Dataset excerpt
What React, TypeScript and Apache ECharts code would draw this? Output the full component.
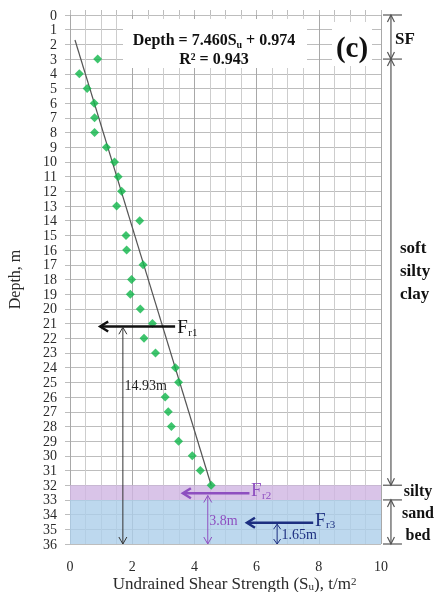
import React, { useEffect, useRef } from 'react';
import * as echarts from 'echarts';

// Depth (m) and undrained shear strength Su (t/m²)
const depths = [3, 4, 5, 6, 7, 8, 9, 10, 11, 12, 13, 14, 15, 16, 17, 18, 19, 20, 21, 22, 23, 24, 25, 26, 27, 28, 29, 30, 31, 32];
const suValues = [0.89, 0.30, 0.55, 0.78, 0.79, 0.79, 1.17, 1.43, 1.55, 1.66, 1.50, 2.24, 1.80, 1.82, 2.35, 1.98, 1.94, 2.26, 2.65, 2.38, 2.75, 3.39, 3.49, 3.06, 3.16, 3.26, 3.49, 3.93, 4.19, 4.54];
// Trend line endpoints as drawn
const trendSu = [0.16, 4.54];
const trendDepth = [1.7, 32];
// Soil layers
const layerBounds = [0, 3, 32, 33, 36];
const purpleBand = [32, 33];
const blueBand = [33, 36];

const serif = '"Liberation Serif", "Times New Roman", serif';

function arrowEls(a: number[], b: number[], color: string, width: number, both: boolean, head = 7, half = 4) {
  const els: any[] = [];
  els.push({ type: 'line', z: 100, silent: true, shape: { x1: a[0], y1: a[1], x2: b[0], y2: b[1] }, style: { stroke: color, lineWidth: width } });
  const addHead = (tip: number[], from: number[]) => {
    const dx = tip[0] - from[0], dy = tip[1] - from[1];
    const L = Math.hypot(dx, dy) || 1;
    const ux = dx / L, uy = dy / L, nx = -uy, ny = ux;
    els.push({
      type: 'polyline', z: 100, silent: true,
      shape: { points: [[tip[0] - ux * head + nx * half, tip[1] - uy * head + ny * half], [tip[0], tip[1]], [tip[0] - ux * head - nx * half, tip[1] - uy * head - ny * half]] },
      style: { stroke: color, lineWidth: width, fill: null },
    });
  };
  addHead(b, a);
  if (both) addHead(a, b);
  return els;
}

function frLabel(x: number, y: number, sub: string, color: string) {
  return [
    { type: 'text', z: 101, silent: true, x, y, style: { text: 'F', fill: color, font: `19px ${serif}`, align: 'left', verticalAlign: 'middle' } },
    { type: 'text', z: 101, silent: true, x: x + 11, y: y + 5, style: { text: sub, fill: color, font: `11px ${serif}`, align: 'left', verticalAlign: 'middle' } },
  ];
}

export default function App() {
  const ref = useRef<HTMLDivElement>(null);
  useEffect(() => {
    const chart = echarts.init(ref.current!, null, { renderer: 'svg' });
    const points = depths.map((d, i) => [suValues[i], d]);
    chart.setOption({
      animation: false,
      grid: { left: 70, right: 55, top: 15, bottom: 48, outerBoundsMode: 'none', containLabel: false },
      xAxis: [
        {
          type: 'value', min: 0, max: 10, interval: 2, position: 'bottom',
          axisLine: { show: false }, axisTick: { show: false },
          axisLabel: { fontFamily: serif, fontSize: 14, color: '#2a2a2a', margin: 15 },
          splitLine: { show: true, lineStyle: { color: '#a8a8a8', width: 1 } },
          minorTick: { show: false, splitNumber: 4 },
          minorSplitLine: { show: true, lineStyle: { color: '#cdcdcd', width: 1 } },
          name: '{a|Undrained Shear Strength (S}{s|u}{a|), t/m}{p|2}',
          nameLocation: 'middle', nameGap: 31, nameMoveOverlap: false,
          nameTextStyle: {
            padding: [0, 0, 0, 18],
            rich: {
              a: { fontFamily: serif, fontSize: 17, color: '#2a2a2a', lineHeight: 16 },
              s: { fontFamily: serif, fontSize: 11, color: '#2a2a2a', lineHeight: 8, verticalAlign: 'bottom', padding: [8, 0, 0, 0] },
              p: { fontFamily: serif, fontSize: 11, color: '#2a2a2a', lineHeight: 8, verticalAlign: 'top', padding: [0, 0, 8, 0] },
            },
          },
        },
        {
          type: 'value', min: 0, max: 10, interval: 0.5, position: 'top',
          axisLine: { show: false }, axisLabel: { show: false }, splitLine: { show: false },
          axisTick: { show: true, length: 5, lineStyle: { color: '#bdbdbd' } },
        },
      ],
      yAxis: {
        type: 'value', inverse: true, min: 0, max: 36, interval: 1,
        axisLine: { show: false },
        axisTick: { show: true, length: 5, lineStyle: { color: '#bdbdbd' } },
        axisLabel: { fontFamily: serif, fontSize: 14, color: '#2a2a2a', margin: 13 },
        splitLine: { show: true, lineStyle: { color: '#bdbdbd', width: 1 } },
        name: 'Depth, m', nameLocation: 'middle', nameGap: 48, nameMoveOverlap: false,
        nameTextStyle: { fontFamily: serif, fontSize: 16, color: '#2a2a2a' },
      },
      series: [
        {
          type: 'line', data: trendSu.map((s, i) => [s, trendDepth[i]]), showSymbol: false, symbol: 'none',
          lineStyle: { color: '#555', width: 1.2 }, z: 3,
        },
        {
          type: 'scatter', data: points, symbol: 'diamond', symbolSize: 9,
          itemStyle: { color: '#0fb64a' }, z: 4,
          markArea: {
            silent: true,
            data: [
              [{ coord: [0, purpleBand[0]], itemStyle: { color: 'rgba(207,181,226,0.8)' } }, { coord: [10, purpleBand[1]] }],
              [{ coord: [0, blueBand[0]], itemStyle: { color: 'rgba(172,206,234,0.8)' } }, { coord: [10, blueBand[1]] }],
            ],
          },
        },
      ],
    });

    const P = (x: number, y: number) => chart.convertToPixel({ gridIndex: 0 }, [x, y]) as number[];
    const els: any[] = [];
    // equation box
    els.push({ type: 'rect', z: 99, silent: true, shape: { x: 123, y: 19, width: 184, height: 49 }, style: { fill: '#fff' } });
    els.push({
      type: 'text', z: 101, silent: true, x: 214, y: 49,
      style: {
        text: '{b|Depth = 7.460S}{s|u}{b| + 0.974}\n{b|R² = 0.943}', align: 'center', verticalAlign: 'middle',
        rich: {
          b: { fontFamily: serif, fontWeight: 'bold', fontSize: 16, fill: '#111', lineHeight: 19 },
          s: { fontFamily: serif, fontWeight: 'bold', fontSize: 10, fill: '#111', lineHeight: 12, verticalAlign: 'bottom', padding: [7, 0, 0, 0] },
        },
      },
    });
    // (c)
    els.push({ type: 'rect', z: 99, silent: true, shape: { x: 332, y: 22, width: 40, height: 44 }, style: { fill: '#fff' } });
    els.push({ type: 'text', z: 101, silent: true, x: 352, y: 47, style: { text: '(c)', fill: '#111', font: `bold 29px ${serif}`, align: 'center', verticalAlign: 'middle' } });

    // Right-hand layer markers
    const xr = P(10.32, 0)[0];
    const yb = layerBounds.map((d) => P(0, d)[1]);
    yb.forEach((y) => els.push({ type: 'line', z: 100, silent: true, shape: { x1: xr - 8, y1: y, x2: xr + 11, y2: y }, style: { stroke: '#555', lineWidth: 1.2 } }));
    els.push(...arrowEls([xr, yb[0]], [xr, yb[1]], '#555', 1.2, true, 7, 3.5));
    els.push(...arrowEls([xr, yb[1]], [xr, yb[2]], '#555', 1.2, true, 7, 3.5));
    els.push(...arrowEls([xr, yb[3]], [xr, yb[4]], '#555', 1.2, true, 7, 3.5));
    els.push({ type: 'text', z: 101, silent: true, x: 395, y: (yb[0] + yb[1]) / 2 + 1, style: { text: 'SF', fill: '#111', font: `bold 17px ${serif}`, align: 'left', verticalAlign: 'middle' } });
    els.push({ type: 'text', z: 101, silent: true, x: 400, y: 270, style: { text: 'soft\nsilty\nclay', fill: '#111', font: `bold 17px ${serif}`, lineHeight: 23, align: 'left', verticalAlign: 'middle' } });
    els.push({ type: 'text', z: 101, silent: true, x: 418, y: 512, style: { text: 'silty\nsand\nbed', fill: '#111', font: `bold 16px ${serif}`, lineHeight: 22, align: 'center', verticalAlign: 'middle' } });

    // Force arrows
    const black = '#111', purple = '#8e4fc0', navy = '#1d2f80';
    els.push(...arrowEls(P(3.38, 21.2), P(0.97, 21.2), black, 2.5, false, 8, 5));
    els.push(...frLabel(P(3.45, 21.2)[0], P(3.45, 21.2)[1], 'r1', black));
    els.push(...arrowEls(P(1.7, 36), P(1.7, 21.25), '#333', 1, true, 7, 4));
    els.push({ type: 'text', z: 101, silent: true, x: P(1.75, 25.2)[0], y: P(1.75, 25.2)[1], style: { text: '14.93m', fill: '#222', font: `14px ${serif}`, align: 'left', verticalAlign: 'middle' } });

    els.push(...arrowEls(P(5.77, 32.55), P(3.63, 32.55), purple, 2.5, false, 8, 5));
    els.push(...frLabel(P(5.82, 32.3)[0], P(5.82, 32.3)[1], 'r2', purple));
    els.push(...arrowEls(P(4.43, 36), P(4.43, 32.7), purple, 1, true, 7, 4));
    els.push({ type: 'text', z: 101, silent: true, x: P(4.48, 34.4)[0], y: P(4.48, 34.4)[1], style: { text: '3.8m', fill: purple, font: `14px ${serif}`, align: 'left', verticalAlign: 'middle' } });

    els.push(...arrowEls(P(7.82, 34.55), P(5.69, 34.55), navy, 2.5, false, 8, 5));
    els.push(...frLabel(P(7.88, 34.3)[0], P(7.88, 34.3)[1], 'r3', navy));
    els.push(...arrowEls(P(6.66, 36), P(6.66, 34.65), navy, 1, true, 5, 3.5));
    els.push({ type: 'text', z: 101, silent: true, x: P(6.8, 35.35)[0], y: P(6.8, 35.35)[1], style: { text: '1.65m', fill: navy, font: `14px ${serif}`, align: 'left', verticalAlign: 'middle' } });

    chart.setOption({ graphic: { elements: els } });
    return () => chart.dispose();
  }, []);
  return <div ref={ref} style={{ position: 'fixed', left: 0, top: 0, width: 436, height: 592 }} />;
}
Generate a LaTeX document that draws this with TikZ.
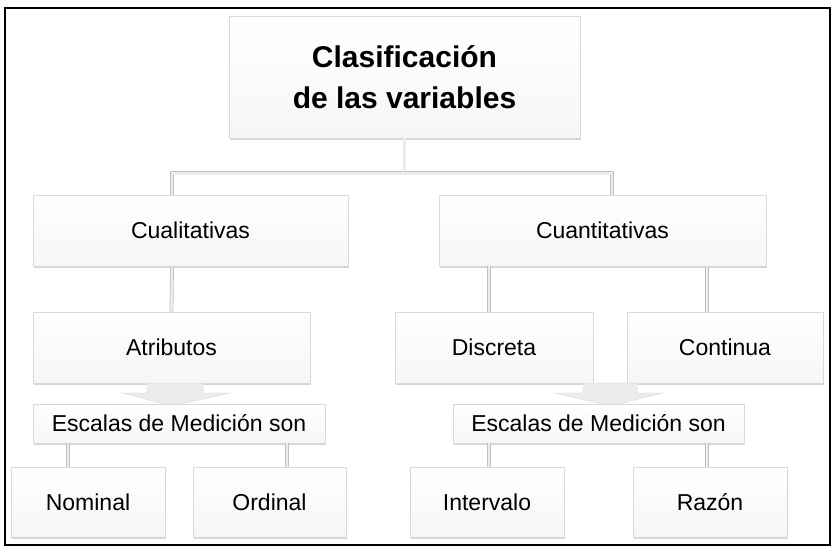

#### Work to do:
From the listing above, return each line with the word "React".

#### Response below:
What React, TypeScript and Apache ECharts code would draw this? Output the full component.
import React, { useEffect, useRef } from 'react';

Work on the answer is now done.